Mi amigo abrió el maletero y cogió un espray. Uno de esos esprays de autodefensa que no pueden faltar en el ajuar de cualquier demócrata catalán. Cruzamos hacia la rotonda. El lazo era de hierro. Tenía un potente aspecto institucional, municipal y espeso, y era imposible levantarlo sin grandes trabajos. De modo que aplicamos al bubón pestífero el prescrito antídoto: un ardiente toque de rouge. Mientras pintábamos, pasó un coche. Una voz femenina, algo histérica, empezó a dar voces.

—¡¡Pulisía, pulisía!!

Dicho y hecho. Apenas habíamos cruzado la rotonda de regreso cuando llegaron, primero, dos coches de la policía autonómica, luego otro y finalmente uno de la policía local. Estábamos al lado de una gasolinera, la policía llevaba las luces de alarma encendidas y el aspecto global de la escena era imponente. Empecé a sentirme francamente bien. Primero tramitaron las multas por aparcar de modo incorrecto. Luego empezaron con los trámites de identificación. El mando de los Mossos, al que llamaban capo, trataba de justificarse:

—O sea que ustedes cuando observan una infracción de tráfico, corren a identificar a todos los ocupantes del vehículo…

—¿Qué quiere decir?

—Que eso es lo que hacen normalmente, vaya, el protocolo.

—Es que es de noche…

—De día no, entonces…

—Mire, perdone, no le seguiré su juego.

El pobre caporal ni siquiera era capaz de asumir las órdenes políticas que estaba cumpliendo: identificar a cualquiera que estuviera retirando —¡o pervirtiendo!— lazos. Los trámites se alargaban. Menos mal que la noche era estupenda. Estaríamos sobre los tres cuartos de hora cuando el mando de la policía municipal asumió el protagonismo.

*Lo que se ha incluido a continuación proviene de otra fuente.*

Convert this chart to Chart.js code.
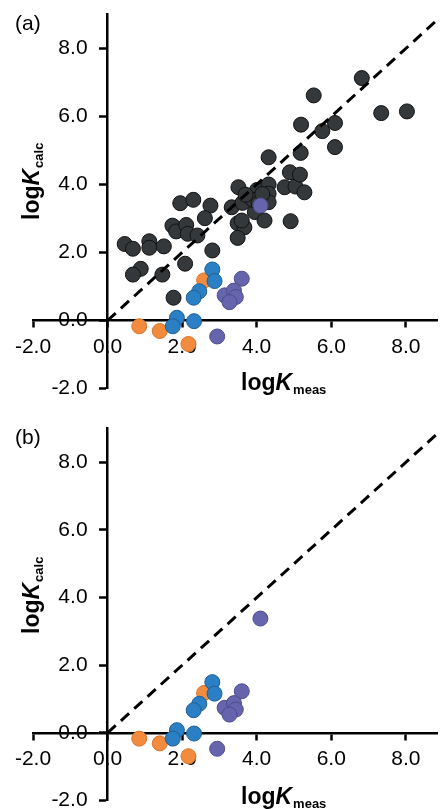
<!DOCTYPE html>
<html>
<head>
<meta charset="utf-8">
<script src="https://cdn.jsdelivr.net/npm/chart.js@4.4.1/dist/chart.umd.min.js"></script>
<style>
  html, body { margin: 0; padding: 0; background: #fff; }
  #wrap { position: relative; width: 446px; height: 809px; overflow: hidden; }
  .panel { position: absolute; left: 0; }
  #pa { top: 0; }
  #pb { top: 414px; }
</style>
</head>
<body>
<div id="wrap">
  <div class="panel" id="pa"><canvas id="chartA" width="446" height="410"></canvas></div>
  <div class="panel" id="pb"><canvas id="chartB" width="446" height="395"></canvas></div>
</div>
<script>
// tick positions
const xTicks = [-2, 0, 2, 4, 6, 8];
const yTicks = [-2, 0, 2, 4, 6, 8];

// y = x reference line
const parityLine = [[0, 0], [8.85, 8.85]];

// [logKmeas, logKcalc]
const darkPoints = [
  [0.46, 2.25], [0.68, 2.11], [1.12, 2.33], [1.12, 2.14], [1.51, 2.18],
  [0.89, 1.52], [0.68, 1.35], [1.47, 1.35], [1.77, 0.67], [2.08, 1.67],
  [1.74, 2.79], [1.84, 2.62], [2.11, 2.81], [2.15, 2.55], [2.41, 2.50],
  [2.81, 2.06], [1.95, 3.45], [2.30, 3.55], [2.76, 3.38], [2.61, 3.01],
  [3.33, 3.33], [3.51, 3.92], [3.62, 3.46], [3.80, 3.65], [4.01, 3.84],
  [4.32, 4.00], [4.32, 3.73], [4.32, 3.48], [3.95, 3.19], [4.21, 2.94],
  [3.49, 2.86], [3.67, 2.74], [3.60, 2.94], [3.49, 2.43], [4.91, 2.92],
  [4.75, 3.92], [5.04, 3.94], [5.28, 3.77], [4.89, 4.36], [5.16, 4.29],
  [4.32, 4.80], [5.18, 4.93], [5.19, 5.76], [5.76, 5.57], [6.10, 5.81],
  [6.10, 5.10], [5.53, 6.62], [6.82, 7.13], [7.34, 6.10], [8.03, 6.15],
  [3.90, 3.55], [4.05, 3.45], [4.15, 3.72], [3.70, 3.70]
];
const bluePoints = [
  [2.81, 1.50], [2.87, 1.16], [2.46, 0.86], [2.31, 0.67],
  [1.86, 0.08], [1.75, -0.17], [2.32, -0.02]
];
const orangePoints = [
  [2.59, 1.18], [0.85, -0.17], [1.40, -0.31], [2.17, -0.69]
];
const purplePoints = [
  [4.10, 3.38], [3.60, 1.23], [3.14, 0.74], [3.39, 0.88],
  [3.44, 0.69], [3.27, 0.54], [2.94, -0.47]
];

const FONT = '"Liberation Sans", Arial, sans-serif';

function toXY(arr) {
  return arr.map(p => ({x: p[0], y: p[1]}));
}

function dots(data, fill, edge) {
  return {
    data: toXY(data),
    backgroundColor: fill,
    borderColor: edge,
    borderWidth: 1,
    pointRadius: 7.5,
    pointHoverRadius: 7.5
  };
}

function drawLogK(ctx, x, y, sub) {
  ctx.font = 'bold 23px ' + FONT;
  ctx.fillText('log', x, y);
  x += ctx.measureText('log').width;
  ctx.font = 'bold italic 23px ' + FONT;
  ctx.fillText('K', x, y);
  x += ctx.measureText('K').width + 1;
  ctx.font = 'bold 13px ' + FONT;
  ctx.fillText(sub, x, y + 4);
}

const titles = {
  id: 'titles',
  afterDraw(chart, args, opts) {
    const ctx = chart.ctx;
    ctx.save();
    ctx.fillStyle = '#000';
    ctx.textAlign = 'left';
    ctx.textBaseline = 'alphabetic';
    ctx.font = '21px ' + FONT;
    ctx.fillText(opts.panel, 15, 30);
    drawLogK(ctx, 241, 390, 'meas');
    ctx.translate(39, 220);
    ctx.rotate(-Math.PI / 2);
    drawLogK(ctx, 0, 0, 'calc');
    ctx.restore();
  }
};

// y labels of an axis placed at x=0 come out flush with the axis line,
// so push them left by tick length + padding
const yLabelShift = {
  id: 'yLabelShift',
  beforeDraw(chart) {
    const s = chart.scales.y;
    const items = s.getLabelItems(chart.chartArea);
    if (items._shifted) return;
    const off = s.options.grid.tickLength + s.options.ticks.padding;
    items.forEach(it => { it.options.translation[0] -= off; });
    items._shifted = true;
  }
};

function makeChart(id, panel, withDark, pad) {
  const datasets = [
    dots(purplePoints, '#6564ad', '#4d4c8e'),
    dots(bluePoints, '#2b80c5', '#1e5e94'),
    dots(orangePoints, '#f28b3d', '#d9752c'),
    {
      type: 'line',
      data: toXY(parityLine),
      borderColor: '#000',
      borderWidth: 3,
      borderDash: [11, 7],
      pointRadius: 0,
      showLine: true,
      fill: false
    }
  ];
  if (withDark) datasets.push(dots(darkPoints, '#35383a', '#111'));

  new Chart(document.getElementById(id), {
    type: 'scatter',
    data: {datasets: datasets},
    options: {
      responsive: false,
      animation: false,
      layout: {padding: pad},
      plugins: {
        legend: {display: false},
        tooltip: {enabled: false},
        titles: {panel: panel}
      },
      scales: {
        x: {
          type: 'linear',
          min: -2,
          max: 8.85,
          position: {y: 0},
          afterBuildTicks: s => { s.ticks = xTicks.map(v => ({value: v})); },
          afterFit: s => { s.height = 0; s.paddingLeft = 0; s.paddingRight = 0; },
          border: {display: true, color: '#000', width: 2.5},
          grid: {drawOnChartArea: false, drawTicks: true, tickLength: 6, tickWidth: 2.5, color: '#000'},
          ticks: {
            color: '#000',
            padding: 8,
            font: {family: FONT, size: 21},
            maxRotation: 0,
            callback: v => v.toFixed(1)
          }
        },
        y: {
          type: 'linear',
          min: -2,
          max: 9,
          position: {x: 0},
          afterBuildTicks: s => { s.ticks = yTicks.map(v => ({value: v})); },
          afterFit: s => { s.width = 0; s.paddingTop = 0; s.paddingBottom = 0; },
          border: {display: true, color: '#000', width: 2.5},
          grid: {drawOnChartArea: false, drawTicks: true, tickLength: 7, tickWidth: 2.5, color: '#000'},
          ticks: {
            color: '#000',
            padding: 13,
            font: {family: FONT, size: 21},
            callback: v => v.toFixed(1)
          }
        }
      }
    },
    plugins: [titles, yLabelShift]
  });
}

makeChart('chartA', '(a)', true, {left: 33, right: 0, top: 14.5, bottom: 21.5});
makeChart('chartB', '(b)', false, {left: 33, right: 0, top: 14.5, bottom: 6.5});
</script>
</body>
</html>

—Abra el maletero —le dijo a mi amiga.

Había quesos, estupendos, de Fuente-Olmedo y unas botellas de Mosel que había traído de regalo a mis amigos. Incomprensiblemente, no requisó nada. Luego abrió la puerta trasera, sin que nadie le hubiera dado el plácet, y descubrió sobre el asiento el espray de autodefensa.

—Ajajajá —diría un novelista.

Lo cogió y se lo llevó consigo. Cuando los trámites acabaron, a punto ya de irnos, fuimos a preguntarle:

—Perdone, me devuelve mi espray, por favor? —le dijo mi amigo.

—Hummm…

—Sí, claro, lo necesito.

El policía se encasquillaba.

—Bueno, es que es un elemento susceptible de ser utilizado para actividades que no son coherentes…

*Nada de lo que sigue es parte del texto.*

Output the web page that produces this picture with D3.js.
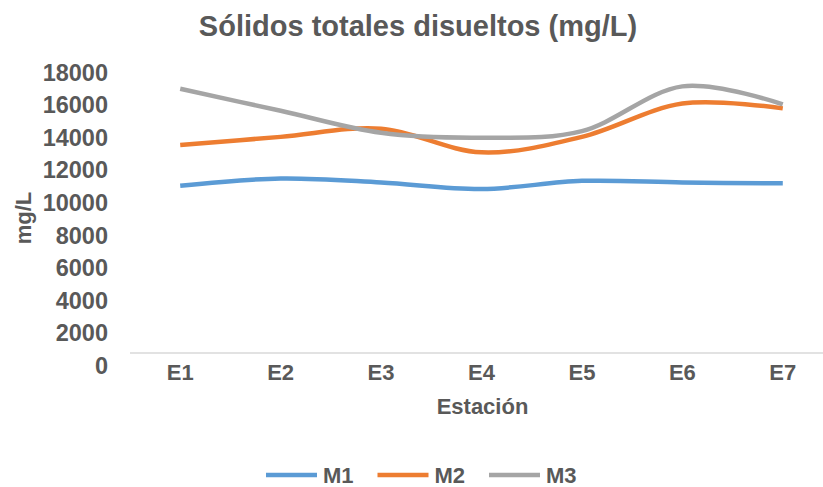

—¿Y si lleváramos lazos los habría requisado?

—No, no habría por qué…

El agente 3905 (doy el número para que lo condecoren) se me quedó mirando algo indeciso:

—¿No le parece bien?

—Me parece una vergüenza.

Antes de irme quise cruzar hacia la rotonda para hacer una foto del lazo higienizado, El 3905 me lo impidió.

—Es peligroso.

—Ahora ya no.

Pero le obedecí. Subí al coche y dimos otras dos vueltas a la rotonda para tomar una fotos malas y rápidas.

A la mañana siguiente iba a bajar a la playa. Este año aún no me había bañado en el mar. Mi amigo revisaba las noticias en su portátil.

—-Pero… ¡Bichos! ¡El tipo dice bichos!

Lo miré distraídamente. Estoy acostumbrado a los efectos secundarios de los periódicos. Pero insistió.

—¡Nos llama bichos!

El alcalde de L’Ametlla, Jordi Gaseni, acababa de dar en tuiter la noticia de los hechos. Y añadía: «Arcadi Espada y 7 bichos más». La animalización del discrepante es un clásico. Ratas judías, gusanos cubanos, cucarachas tutsis. Faeríes de Norteamérica, Pájaros de La Habana, Jotos de Méjico, Sarasas de Cádiz, Apios de Sevilla, Cancos de Madrid, Floras de Alicantes, Adelaidas de Portugal. La respuesta canónica la dio bien entrada la mañana Cayetana Álvarez de Toledo. Orwell: «El nacionalismo es el hábito de asumir que los seres humanos pueden ser clasificados como insectos».

Pero ten cuidado Gaseni, porque bicho en español es básicamente un toro.